Para além dos aperitivosEste ano comemora-se o centenário do movimento pentecostal moderno. Foi em 1906 que, num bairro pobre de Los Angeles, William Seymour, um pregador negro, provocaria aquilo que ficou conhecido como o reavivamento da Rua Azusa. Não posso deixar de me lamentar, com o típico paroquial umbiguismo que me caracteriza, que ninguém neste país dê pela efeméride. Dirão que é coisa de agenda sub-religiosa sem impacto social. E terei de explicar que não, que o mundo Ocidental como o conhecemos foi transformado pelo movimento pentecostal moderno.
O pentecostalismo é a família cristã que registou maior movimento no século passado. Acima de católicos e qualquer grupo específico protestante. Dos Estados Unidos rapidamente se espalhou a todo o mundo, avassalando a África e América Latina e chegando mesmo à alguma Ásia. Permanece nos nossos dias como o grupo religioso em maior crescimento. Forget Islam.
O pentecostalismo tornou-se o melhor cristianismo pós-moderno. Exaustos da batalha do século XIX entre o pensamento científico e a apologética religiosa, os crentes já não se ulceravam com as discrepâncias entre os evangelhos. O que queriam mesmo era sentir no meio do seu previsível quotidiano uma sombra mínima daqueles relatos.
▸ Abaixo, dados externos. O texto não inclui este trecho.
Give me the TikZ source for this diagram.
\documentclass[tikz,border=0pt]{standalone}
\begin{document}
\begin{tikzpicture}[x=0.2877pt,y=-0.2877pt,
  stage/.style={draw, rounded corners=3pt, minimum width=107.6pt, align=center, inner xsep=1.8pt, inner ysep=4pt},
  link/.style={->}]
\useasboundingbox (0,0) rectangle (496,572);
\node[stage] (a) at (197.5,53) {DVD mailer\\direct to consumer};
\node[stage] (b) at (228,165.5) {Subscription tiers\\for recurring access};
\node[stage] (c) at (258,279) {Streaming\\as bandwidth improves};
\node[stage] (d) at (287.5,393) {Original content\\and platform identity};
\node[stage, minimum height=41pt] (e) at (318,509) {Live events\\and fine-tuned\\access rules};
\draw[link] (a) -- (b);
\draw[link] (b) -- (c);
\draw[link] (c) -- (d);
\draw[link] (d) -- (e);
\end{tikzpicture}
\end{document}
O pentecostalismo devolveu o sobrenatural a um cristianismo massacrado por Darwin. Facilmente se abdica de pormenores hermenêuticos quando se pode falar na língua dos anjos. Naturalmente se abdica de rigores medicinais quando o pastor nos pode curar em pleno culto. Consequentemente se esquece o mundo quando Jesus está para chegar muito breve. O pentecostalismo é o mais inesperado kierkegaardianismo popular.
Claro que sobretudo à Europa custa que tantos brancos tenham sido seduzidos por uma religião de pretos. Claro que sobretudo à Academia Teológica custa que tantas igrejas tenham preferido o êxtase à doutrina. Claro que sobretudo à cristandade aristocrata custa que a fé cresça à custa das classes baixas. Mas todos têm de engolir o vigor carismático. É dele o século XX religioso.
Só uma razão apócrifa que pessoalmente me prova a importância do pentecostalismo muito para além das suas fronteiras denominacionais. Sem pentecostalismo não existiria rock'n'roll. Para que o rock fosse a música do diabo foi preciso que o pentecostalismo o tornasse muitos anos antes o louvor a Deus (a lição é simples: o diabo só copia, não inventa nada. As pessoas que se arrepiam com Diamanda Gálas nunca estiveram num culto pentecostal. Nunca ouviram alguém falar em línguas, nunca viram os corpos no chão em convulsões, nunca se juntaram ao caudal colectivo das lágrimas). A música popular é um pentecostalismo sem divino. A próxima vez que passaram por uma Assembleia de Deus baixem a vossa cabeça impenitente em gratidão. O sexo e as drogas permanecerão sempre como meros aperitivos.